Columbia, SC (WLTX) -- Students around the state participated Monday in small forums on how they can be a part of our democratic process.
"Well, you have to study a lot. It's hard just a little bit," Kirsten Whitaker said.
For Bradley Elementary 4th grader, Kirsten, learning about U.S. Government can be a lot on her plate.
But iCivics Day is taking Kirsten and her classmates out of the books and into the community.
"The political process isn't scary and there's a lot that they can do, what's so great about our system of government is that there's a place for everyone and it's not just government by the few," Attorney Alexis Lindsay said.
Lindsay was one of the volunteers who presented at Bradley.
Even though the students aren't eligible to vote, they're old enough to learn.
"A lot of young people don't feel like the government is accessible to them and so we're just trying to explain that the democratic process is accessible and there's a lot of ways you can get involved other than just voting," Lindsay said.
Attorney Allison Sullivan also presented and says getting the kids engaged is crucial.
"If you develop a habit or an interest and a passion for civic engagement at an early age I think those are behaviors that you're going to continue throughout the course of your lifetime," Sullivan said.
Many students get their political knowledge from their text books, but Sullivan says we all should take part in the conversation.

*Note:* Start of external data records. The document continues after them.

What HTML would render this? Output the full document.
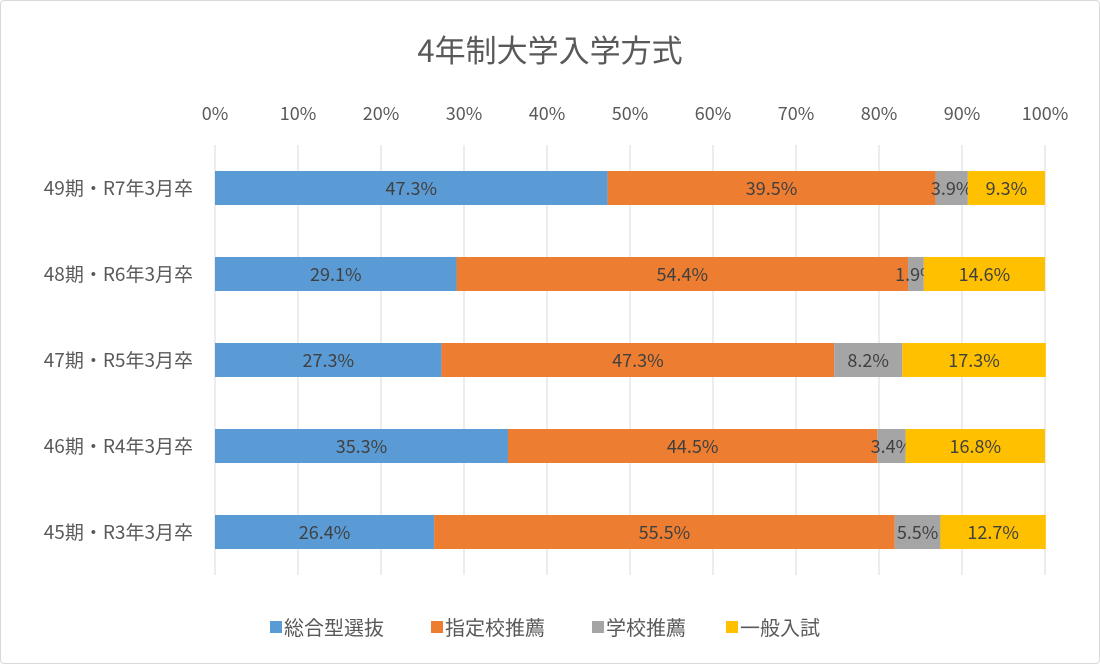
<!DOCTYPE html>
<html><head><meta charset="utf-8">
<style>
html,body{margin:0;padding:0;background:#fff;}
#wrap{width:1098px;height:662px;border:1px solid #d9d9d9;border-radius:4px;overflow:hidden;}
svg text{font-family:"Noto Sans CJK JP","Liberation Sans",sans-serif;}
</style></head>
<body>
<div id="wrap">
<svg id="chart" width="1098" height="662"></svg>
</div>
<script>
const categories = ["49期・R7年3月卒","48期・R6年3月卒","47期・R5年3月卒","46期・R4年3月卒","45期・R3年3月卒"];
const seriesNames = ["総合型選抜","指定校推薦","学校推薦","一般入試"];
const seriesComprehensive = [47.3,29.1,27.3,35.3,26.4];
const seriesDesignated = [39.5,54.4,47.3,44.5,55.5];
const seriesSchool = [3.9,1.9,8.2,3.4,5.5];
const seriesGeneral = [9.3,14.6,17.3,16.8,12.7];
const tickValues = [0,10,20,30,40,50,60,70,80,90,100];

const colors = ["#5B9BD5","#ED7D31","#A5A5A5","#FFC000"];
const series = [seriesComprehensive,seriesDesignated,seriesSchool,seriesGeneral];
const NS = "http://www.w3.org/2000/svg";
const svg = document.getElementById('chart');
const x0 = 214, x1 = 1044, yTop = 144, yBot = 574;
const xs = v => x0 + (x1 - x0) * v / 100;
const band = (yBot - yTop) / categories.length;
const yc = i => yTop + band * (i + 0.5);
function mk(tag, attrs, text){
  const e = document.createElementNS(NS, tag);
  for (const k in attrs) e.setAttribute(k, attrs[k]);
  if (text !== undefined) e.textContent = text;
  svg.appendChild(e);
  return e;
}
let t = mk('text',{x:549,y:61,'text-anchor':'middle','font-size':31,fill:'#595959'},'4年制大学入学方式');



tickValues.forEach(v=>{
  const l = mk('line',{x1:xs(v),x2:xs(v),y1:yTop,y2:yBot,stroke:'#d9d9d9','stroke-width':1});
  
  
  const tx = mk('text',{x:xs(v),y:119,'text-anchor':'middle','font-size':18,fill:'#595959'},v+'%');
  
  
});

categories.forEach((c,i)=>{
  const lab = mk('text',{x:192,y:yc(i)+7,'text-anchor':'end','font-size':19,fill:'#595959'},c);
  
  
  let acc = 0;
  series.forEach((s,j)=>{
    const v = s[i];
    const r = mk('rect',{x:xs(acc),y:yc(i)-17,width:xs(acc+v)-xs(acc),height:34,fill:colors[j]});
    
    
    const vl = mk('text',{x:(xs(acc)+xs(acc+v))/2,y:yc(i)+7,'text-anchor':'middle','font-size':18,fill:'#404040'},v.toFixed(1)+'%');
    
    
    acc += v;
  });
});

const legX = [269,430,591,725];
seriesNames.forEach((n,j)=>{
  const sq = mk('rect',{x:legX[j],y:620,width:12,height:12,fill:colors[j]});
  
  
  const lt = mk('text',{x:legX[j]+14,y:634,'font-size':20,fill:'#595959'},n);
  
  
});
</script>
</body></html>
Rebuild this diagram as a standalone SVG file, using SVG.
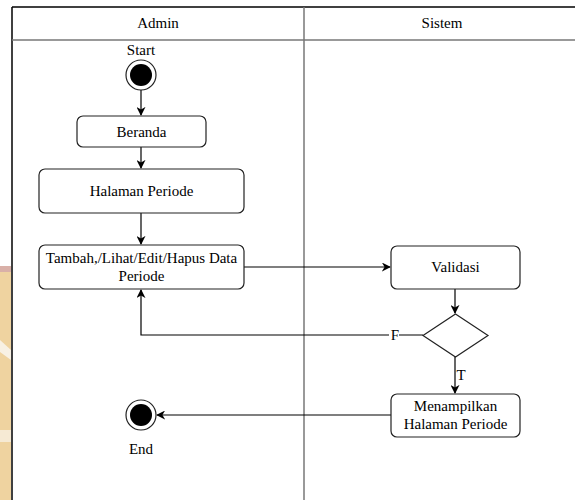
<svg xmlns="http://www.w3.org/2000/svg" width="575" height="500" viewBox="0 0 575 500">
<defs>
<style>
text{font-family:"Liberation Serif","Times New Roman",serif;font-size:15px;fill:#000;text-anchor:middle}
.box{fill:#fff;stroke:#222;stroke-width:1.2}
.edge{fill:none;stroke:#000;stroke-width:1.2}
.lane{stroke:#777;stroke-width:1.5;fill:none}
</style>
<marker id="arr" viewBox="0 0 10 10" refX="9" refY="5" markerWidth="9" markerHeight="9" markerUnits="userSpaceOnUse" orient="auto">
<path d="M0,0 L10,5 L0,10 L3,5 Z" fill="#000"/>
</marker>
</defs>
<rect x="0" y="0" width="575" height="500" fill="#fff"/>
<g id="watermark">
<rect x="0" y="266" width="11" height="234" fill="#efd3a0"/>
<rect x="0" y="266" width="11" height="6" fill="#d9b0a8"/>
<path d="M0,340 L11,350 L11,360 L0,352 Z" fill="#f8f1e4"/>
<rect x="0" y="430" width="11" height="12" fill="#f6ead4"/>
</g>
<g id="swimlanes">
<line x1="12" y1="7" x2="575" y2="7" stroke="#000" stroke-width="1.5"/>
<line x1="12" y1="7" x2="12" y2="500" stroke="#000" stroke-width="1.5"/>
<line x1="12" y1="40" x2="575" y2="40" class="lane"/>
<line x1="304" y1="7" x2="304" y2="500" class="lane"/>
<text x="158" y="28">Admin</text>
<text x="442" y="28">Sistem</text>
</g>
<g id="connectors">
<line x1="141" y1="90" x2="141" y2="115" class="edge" marker-end="url(#arr)"/>
<line x1="141" y1="147" x2="141" y2="168" class="edge" marker-end="url(#arr)"/>
<line x1="141" y1="213" x2="141" y2="244" class="edge" marker-end="url(#arr)"/>
<line x1="244" y1="267" x2="390" y2="267" class="edge" marker-end="url(#arr)"/>
<line x1="455" y1="289" x2="455" y2="313" class="edge" marker-end="url(#arr)"/>
<polyline points="423,335 141,335 141,290" class="edge" marker-end="url(#arr)"/>
<line x1="455" y1="357" x2="455" y2="393" class="edge" marker-end="url(#arr)"/>
<line x1="391" y1="415" x2="157" y2="415" class="edge" marker-end="url(#arr)"/>
<rect x="389" y="327" width="10" height="16" fill="#fff"/>
<text x="395" y="340">F</text>
<rect x="456" y="367" width="10" height="16" fill="#fff"/>
<text x="461" y="380">T</text>
</g>
<g id="start">
<text x="141" y="55">Start</text>
<circle cx="141" cy="75" r="15" fill="#fff" stroke="#222" stroke-width="1.2"/>
<circle cx="141" cy="75" r="11" fill="#000"/>
</g>
<g id="beranda">
<rect x="77" y="116" width="129" height="31" rx="6" class="box"/>
<text x="141.5" y="137">Beranda</text>
</g>
<g id="halaman-periode">
<rect x="39" y="169" width="205" height="44" rx="6" class="box"/>
<text x="141.5" y="196">Halaman Periode</text>
</g>
<g id="tambah">
<rect x="39" y="245" width="205" height="44" rx="6" class="box"/>
<text x="141.5" y="263">Tambah,/Lihat/Edit/Hapus Data</text>
<text x="141.5" y="281">Periode</text>
</g>
<g id="validasi">
<rect x="391" y="246" width="129" height="43" rx="6" class="box"/>
<text x="455.5" y="272">Validasi</text>
</g>
<g id="decision">
<polygon points="455.5,314 488,335.5 455.5,357 423,335.5" class="box"/>
</g>
<g id="menampilkan">
<rect x="391" y="394" width="129" height="43" rx="6" class="box"/>
<text x="455.5" y="411">Menampilkan</text>
<text x="455.5" y="429">Halaman Periode</text>
</g>
<g id="end">
<circle cx="141" cy="415" r="15" fill="#fff" stroke="#222" stroke-width="1.2"/>
<circle cx="141" cy="415" r="11" fill="#000"/>
<text x="141" y="454">End</text>
</g>
</svg>
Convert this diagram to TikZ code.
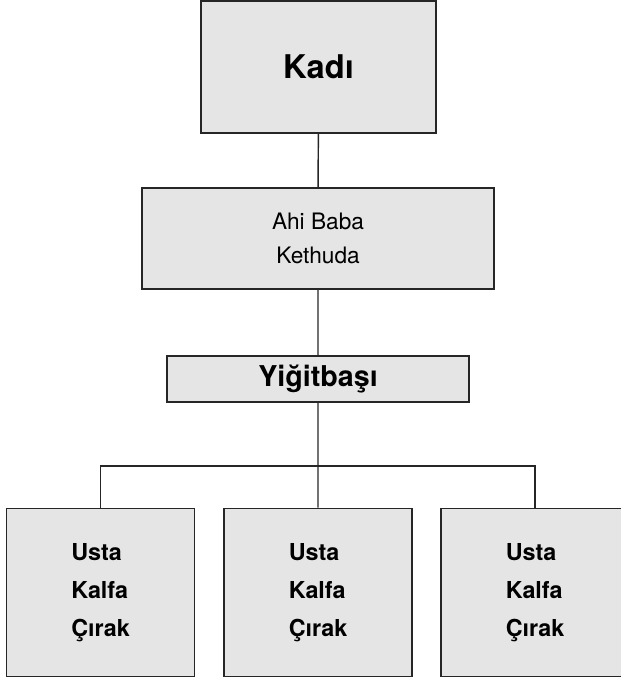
\documentclass[tikz,border=0pt]{standalone}
\usepackage{fontspec}
\setmainfont{TeX Gyre Heros}
\usetikzlibrary{positioning}

\begin{document}
\begin{tikzpicture}[x=0.75pt, y=-0.75pt,
    kutu/.style={draw=black!85, line width=1.4pt, fill=gray!20!white, inner sep=0pt},
    hat/.style={draw=black!85, line width=1.1pt}]

    \useasboundingbox (0,0) rectangle (621,682);
    \clip (0,0) rectangle (621,682);

    \begin{scope}[]

    \node[kutu, minimum width=176.25pt, minimum height=99pt, font=\bfseries\fontsize{24.5}{28}\selectfont] (kadi) at (318.5,67) {Kadı};

    \node[kutu, minimum width=264pt, minimum height=75.75pt, align=center, font=\fontsize{17}{26}\selectfont] (ahi) at (318,238.5) {Ahi Baba\\Kethuda};

    \node[kutu, minimum width=226.5pt, minimum height=34.5pt, font=\bfseries\fontsize{21.5}{24}\selectfont] (yigit) at (318,379) {Yiğitbaşı};

    \end{scope}

    \begin{scope}[every node/.style={kutu, minimum width=141pt, minimum height=126pt, align=left, font=\bfseries\fontsize{17.5}{28.5}\selectfont}]

    \node (ustaA) at (100.5,592.5) {Usta\\Kalfa\\Çırak};
    \node (ustaB) at (318,592.5) {Usta\\Kalfa\\Çırak};
    \node (ustaC) at (535,592.5) {Usta\\Kalfa\\Çırak};

    \end{scope}

    \coordinate (catal) at (318,466);

    \draw[hat] (kadi) -- (ahi) (ahi) -- (yigit) (yigit) -- (ustaB);
    \draw[hat] (ustaA.north) |- (catal) -| (ustaC.north);

\end{tikzpicture}
\end{document}
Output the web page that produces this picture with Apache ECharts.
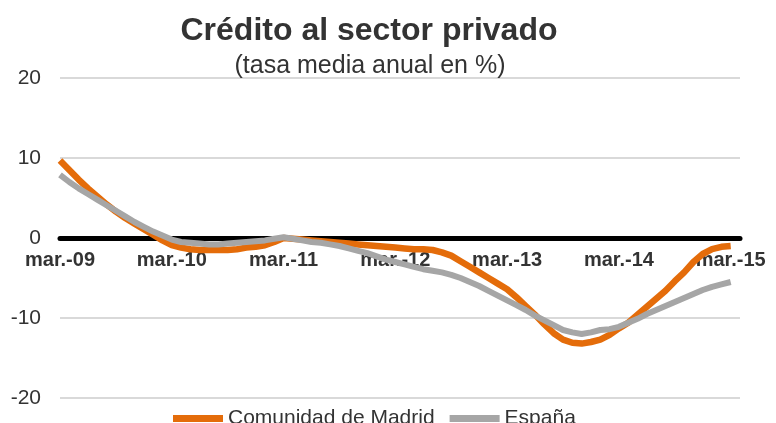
<!DOCTYPE html>
<html><head><meta charset="utf-8">
<script src="https://cdn.jsdelivr.net/npm/echarts@6/dist/echarts.min.js"></script>
<style>html,body{margin:0;padding:0;background:#fff}#c{width:776px;height:423px}</style>
</head><body><div id="c"></div>
<script>
// Months from mar.-09 to abr.-15 (last category left empty so the grid extends past the data)
const monthNames = ['ene.','feb.','mar.','abr.','may.','jun.','jul.','ago.','sep.','oct.','nov.','dic.'];
const categories = [];
for (let y = 9, m = 2; categories.length < 74; ) {
  categories.push(monthNames[m] + '-' + String(y).padStart(2,'0'));
  m++; if (m > 11) { m = 0; y++; }
}
const yTicks = [-20, -10, 0, 10, 20];

const madrid = [
  9.7, 8.5, 7.3, 6.2, 5.2, 4.2, 3.3, 2.5, 1.8, 1.1, 0.4, -0.3,
  -0.9, -1.2, -1.4, -1.5, -1.5, -1.5, -1.5, -1.4, -1.2, -1.1, -0.9, -0.5,
  0.0, -0.1, -0.2, -0.3, -0.4, -0.5, -0.6, -0.7, -0.8, -0.9, -1.0, -1.1,
  -1.2, -1.3, -1.4, -1.4, -1.5, -1.8, -2.2, -2.9, -3.6, -4.3, -5.0, -5.7,
  -6.4, -7.4, -8.5, -9.6, -10.8, -11.9, -12.7, -13.1, -13.2, -13.0, -12.7, -12.1,
  -11.3, -10.6, -9.6, -8.6, -7.6, -6.6, -5.4, -4.3, -3.0, -2.0, -1.4, -1.1,
  -1.0
];
const espana = [
  7.9, 7.0, 6.2, 5.5, 4.8, 4.1, 3.4, 2.7, 2.0, 1.4, 0.8, 0.3,
  -0.2, -0.5, -0.6, -0.7, -0.8, -0.8, -0.7, -0.6, -0.5, -0.4, -0.3, -0.1,
  0.1, -0.1, -0.3, -0.5, -0.6, -0.8, -1.0, -1.3, -1.6, -1.9, -2.3, -2.7,
  -3.0, -3.3, -3.6, -3.9, -4.1, -4.3, -4.6, -5.0, -5.5, -6.0, -6.6, -7.2,
  -7.8, -8.4, -9.0, -9.7, -10.3, -10.9, -11.5, -11.8, -12.0, -11.8, -11.5, -11.4,
  -11.1, -10.6, -10.1, -9.5, -9.0, -8.5, -8.0, -7.5, -7.0, -6.5, -6.1, -5.8,
  -5.5
];

const FONT = '"Liberation Sans", Arial, Helvetica, sans-serif';
const GRID_TOP = 78, GRID_BOTTOM = 25, H = 423;
const plotH = H - GRID_TOP - GRID_BOTTOM;
// distance from grid bottom up to the value 0 (axis sits on zero)
const zeroOffset = -plotH * (0 - yTicks[0]) / (yTicks[yTicks.length-1] - yTicks[0]);

const chart = echarts.init(document.getElementById('c'), null, {renderer: 'canvas'});
chart.setOption({
  animation: false,
  title: [
    {text: 'Crédito al sector privado', left: 364, top: 10, textAlign: 'center',
     textStyle: {fontFamily: FONT, fontSize: 32, fontWeight: 'bold', color: '#333'}},
    {text: '(tasa media anual en %)', left: 365, top: 49, textAlign: 'center',
     textStyle: {fontFamily: FONT, fontSize: 25, fontWeight: 'normal', color: '#333'}}
  ],
  grid: {left: 60, right: 36, top: GRID_TOP, bottom: GRID_BOTTOM, containLabel: false},
  legend: {
    left: 168, top: 403, itemWidth: 50, itemHeight: 7, itemGap: 15, icon: 'rect',
    textStyle: {fontFamily: FONT, fontSize: 21, color: '#333'},
    data: ['Comunidad de Madrid', 'España']
  },
  xAxis: {
    type: 'category', data: categories, boundaryGap: false,
    position: 'bottom', offset: zeroOffset,
    axisLine: {onZero: false, lineStyle: {color: '#000', width: 5}},
    axisTick: {show: false},
    axisLabel: {interval: 11, margin: 12, fontFamily: FONT, fontSize: 20, fontWeight: 'bold', color: '#333'},
    splitLine: {show: false}
  },
  yAxis: {
    type: 'value', min: yTicks[0], max: yTicks[yTicks.length-1], interval: 10,
    axisLine: {show: false}, axisTick: {show: false},
    axisLabel: {margin: 19, fontFamily: FONT, fontSize: 21, color: '#333'},
    splitLine: {lineStyle: {color: '#D9D9D9', width: 2}}
  },
  series: [
    {name: 'Comunidad de Madrid', type: 'line', data: madrid, showSymbol: false, smooth: false,
     lineStyle: {color: '#E46C0A', width: 6.5}, itemStyle: {color: '#E46C0A'}},
    {name: 'España', type: 'line', data: espana, showSymbol: false, smooth: false,
     lineStyle: {color: '#A6A6A6', width: 6}, itemStyle: {color: '#A6A6A6'}}
  ]
});
</script></body></html>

"It's not the government's role to educate our children, it's all of our roles because we got to take ownership of our communities and make sure the next generation of Americans is in a better place than we are right now," Sullivan said.
Volunteers from all over the state talked to over 5,700 students.
iCivics was started by former supreme court justice Sandra Day O'Connor and concentrates on interactive, web-based civics education.